In: Finance
Strategy 1 : Borrow $1m for 3 years at a fixed interest rate.
Risk :- Risk of Interest rate falling for 3 years at a time.
Benefit :- Fixed obligation and no chance of any extra payment in form of interest.
Strategy 2 : Borrow $1m for 3 years at a floating rate LIBOR +2% to be reset annually.
Risk :- Risk of rise in LIBOR at variation in interset payment and further fixation of LIBOR for a year where LIBOR rate can change for numerous time.
Benefit :- Benefit from reduction in interset rate and also fixation of interest amount of a year.
Strategy 3 :- Borrow $1m for one year at a fixed rate then renew credit annually.
Risk : Rate of interest rate falling for a year.
Benefit : Fixed rate of interest can be changed after a year depending upon the scenario prevaling.
Strategy 4 :-Borrow $1m for one year at a floating rate LIBOR+2% then renew credit annually
Risk :- Risk of variation in interset rate for a year.
Benefit :- Benefit of reduction in interst rate and further it can be changed after a year.

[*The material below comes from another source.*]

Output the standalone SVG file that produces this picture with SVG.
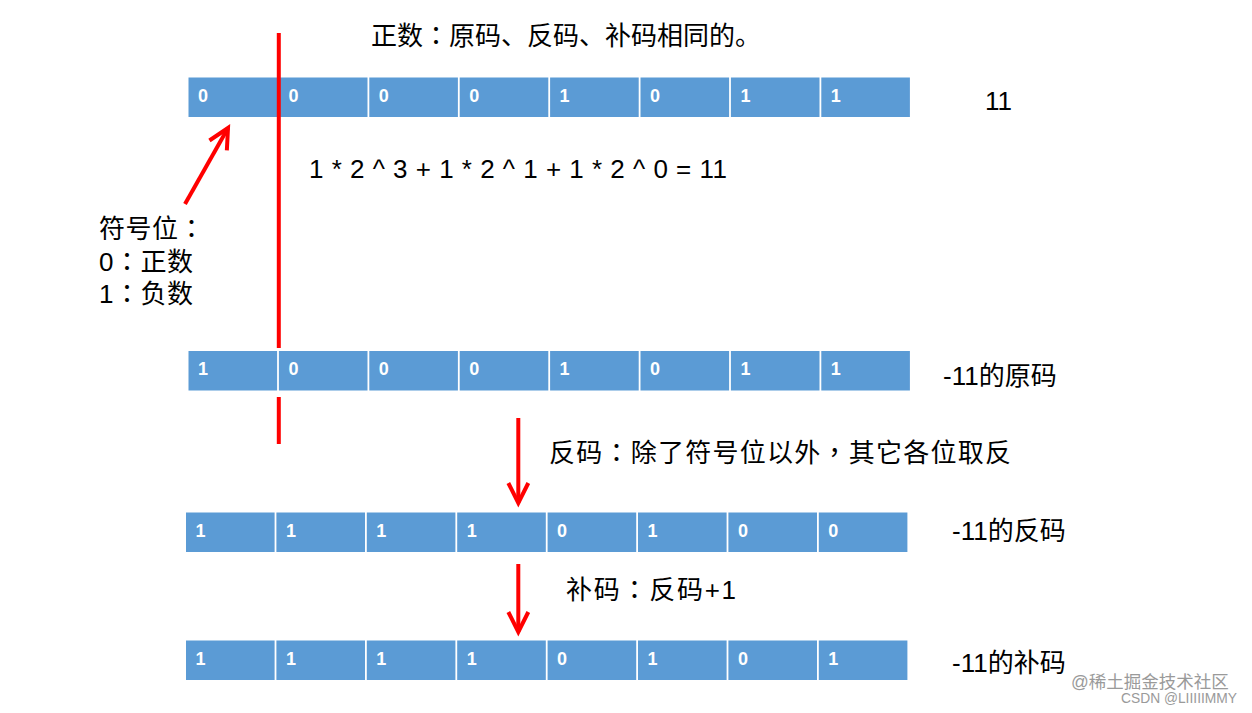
<svg xmlns="http://www.w3.org/2000/svg" width="1252" height="713" viewBox="0 0 1252 713">
<style>
.cell{fill:#5B9BD5}
.bit{fill:#FFFFFF;font-family:"Liberation Sans",Arial,sans-serif;font-weight:bold;font-size:18px}
.lbl{fill:#000000;font-family:"Liberation Sans","Noto Sans CJK SC",sans-serif;font-size:26px}
.p{font-family:"Noto Sans CJK TC",sans-serif}
.red{stroke:#FF0000;stroke-width:4;fill:none}
.wm{fill:#9a9a9a;font-family:"Liberation Sans","Noto Sans CJK SC",sans-serif;stroke:#ffffff;stroke-width:0.6;paint-order:stroke}
</style>
<defs>
<marker id="head" markerUnits="userSpaceOnUse" markerWidth="40" markerHeight="40" refX="0" refY="0" orient="auto" overflow="visible" viewBox="-30 -20 40 40">
<path d="M-20,-10 L0,0 L-20,10" stroke="#FF0000" stroke-width="4" fill="none"/>
</marker>
</defs>
<rect width="1252" height="713" fill="#FFFFFF"/>

<g id="row-11">
<rect class="cell" x="188.5" y="77.5" width="88.6" height="39.5"/>
<rect class="cell" x="278.9" y="77.5" width="88.6" height="39.5"/>
<rect class="cell" x="369.3" y="77.5" width="88.6" height="39.5"/>
<rect class="cell" x="459.7" y="77.5" width="88.6" height="39.5"/>
<rect class="cell" x="550.1" y="77.5" width="88.6" height="39.5"/>
<rect class="cell" x="640.5" y="77.5" width="88.6" height="39.5"/>
<rect class="cell" x="730.9" y="77.5" width="88.6" height="39.5"/>
<rect class="cell" x="821.3" y="77.5" width="88.6" height="39.5"/>
<text class="bit" y="101.5"><tspan x="198">0</tspan><tspan x="288.4">0</tspan><tspan x="378.8">0</tspan><tspan x="469.2">0</tspan><tspan x="559.6">1</tspan><tspan x="650">0</tspan><tspan x="740.4">1</tspan><tspan x="830.8">1</tspan></text>
</g>

<g id="row-yuanma">
<rect class="cell" x="188.5" y="351" width="88.6" height="39.5"/>
<rect class="cell" x="278.9" y="351" width="88.6" height="39.5"/>
<rect class="cell" x="369.3" y="351" width="88.6" height="39.5"/>
<rect class="cell" x="459.7" y="351" width="88.6" height="39.5"/>
<rect class="cell" x="550.1" y="351" width="88.6" height="39.5"/>
<rect class="cell" x="640.5" y="351" width="88.6" height="39.5"/>
<rect class="cell" x="730.9" y="351" width="88.6" height="39.5"/>
<rect class="cell" x="821.3" y="351" width="88.6" height="39.5"/>
<text class="bit" y="375"><tspan x="198">1</tspan><tspan x="288.4">0</tspan><tspan x="378.8">0</tspan><tspan x="469.2">0</tspan><tspan x="559.6">1</tspan><tspan x="650">0</tspan><tspan x="740.4">1</tspan><tspan x="830.8">1</tspan></text>
</g>

<g id="row-fanma">
<rect class="cell" x="186" y="512.5" width="88.6" height="39.5"/>
<rect class="cell" x="276.4" y="512.5" width="88.6" height="39.5"/>
<rect class="cell" x="366.8" y="512.5" width="88.6" height="39.5"/>
<rect class="cell" x="457.2" y="512.5" width="88.6" height="39.5"/>
<rect class="cell" x="547.6" y="512.5" width="88.6" height="39.5"/>
<rect class="cell" x="638" y="512.5" width="88.6" height="39.5"/>
<rect class="cell" x="728.4" y="512.5" width="88.6" height="39.5"/>
<rect class="cell" x="818.8" y="512.5" width="88.6" height="39.5"/>
<text class="bit" y="536.5"><tspan x="195.5">1</tspan><tspan x="285.9">1</tspan><tspan x="376.3">1</tspan><tspan x="466.7">1</tspan><tspan x="557.1">0</tspan><tspan x="647.5">1</tspan><tspan x="737.9">0</tspan><tspan x="828.3">0</tspan></text>
</g>

<g id="row-buma">
<rect class="cell" x="186" y="640.5" width="88.6" height="39.5"/>
<rect class="cell" x="276.4" y="640.5" width="88.6" height="39.5"/>
<rect class="cell" x="366.8" y="640.5" width="88.6" height="39.5"/>
<rect class="cell" x="457.2" y="640.5" width="88.6" height="39.5"/>
<rect class="cell" x="547.6" y="640.5" width="88.6" height="39.5"/>
<rect class="cell" x="638" y="640.5" width="88.6" height="39.5"/>
<rect class="cell" x="728.4" y="640.5" width="88.6" height="39.5"/>
<rect class="cell" x="818.8" y="640.5" width="88.6" height="39.5"/>
<text class="bit" y="664.5"><tspan x="195.5">1</tspan><tspan x="285.9">1</tspan><tspan x="376.3">1</tspan><tspan x="466.7">1</tspan><tspan x="557.1">0</tspan><tspan x="647.5">1</tspan><tspan x="737.9">0</tspan><tspan x="828.3">1</tspan></text>
</g>

<g id="connectors">
<line class="red" x1="278.8" y1="33" x2="278.8" y2="348"/>
<line class="red" x1="278.8" y1="397" x2="278.8" y2="444"/>
<line class="red" x1="185" y1="204" x2="228" y2="128" marker-end="url(#head)"/>
<line class="red" x1="518.3" y1="418" x2="518.3" y2="503" marker-end="url(#head)"/>
<line class="red" x1="518.3" y1="564" x2="518.3" y2="632" marker-end="url(#head)"/>
</g>

<g id="labels">
<text class="lbl" x="371" y="45">正数<tspan class="p">：</tspan>原码、反码、补码相同的。</text>
<text class="lbl" x="985" y="110">11</text>
<text class="lbl" x="309" y="178" font-size="27" textLength="418" lengthAdjust="spacing">1 * 2 ^ 3 + 1 * 2 ^ 1 + 1 * 2 ^ 0 = 11</text>
<text class="lbl" x="99" y="238" letter-spacing="0.5"><tspan x="99">符号位<tspan class="p">：</tspan></tspan><tspan x="99" dy="33">0<tspan class="p">：</tspan>正数</tspan><tspan x="99" dy="32">1<tspan class="p">：</tspan>负数</tspan></text>
<text class="lbl" x="943" y="385">-11的原码</text>
<text class="lbl" x="549" y="462" textLength="462" lengthAdjust="spacing">反码<tspan class="p">：</tspan>除了符号位以外<tspan class="p">，</tspan>其它各位取反</text>
<text class="lbl" x="952" y="540">-11的反码</text>
<text class="lbl" x="566" y="599" font-size="27" textLength="170" lengthAdjust="spacing">补码<tspan class="p">：</tspan>反码+1</text>
<text class="lbl" x="952" y="672">-11的补码</text>
</g>

<g id="watermark">
<text class="wm" x="1071" y="688" font-size="17.5">@稀土掘金技术社区</text>
<text class="wm" x="1121" y="703" font-size="14.5" textLength="116" lengthAdjust="spacingAndGlyphs">CSDN @LIIIIIMMY</text>
</g>
</svg>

I will recommend strategy 4 and my reasoning is Fixation of LIBOR rate + 2% for a company is beneficial as in that case company has the option to take any other strategy after one year.Further in case of fixed rate inte is quite higher in comparison to floating rate as rate is fixed by considering the worst secanio not the best scenario so if there is any fluctuations in LIBROR rate then it will not exceed the fixed rate except in the case of any exceptional scenario.So strategy 4 is good option to opt for.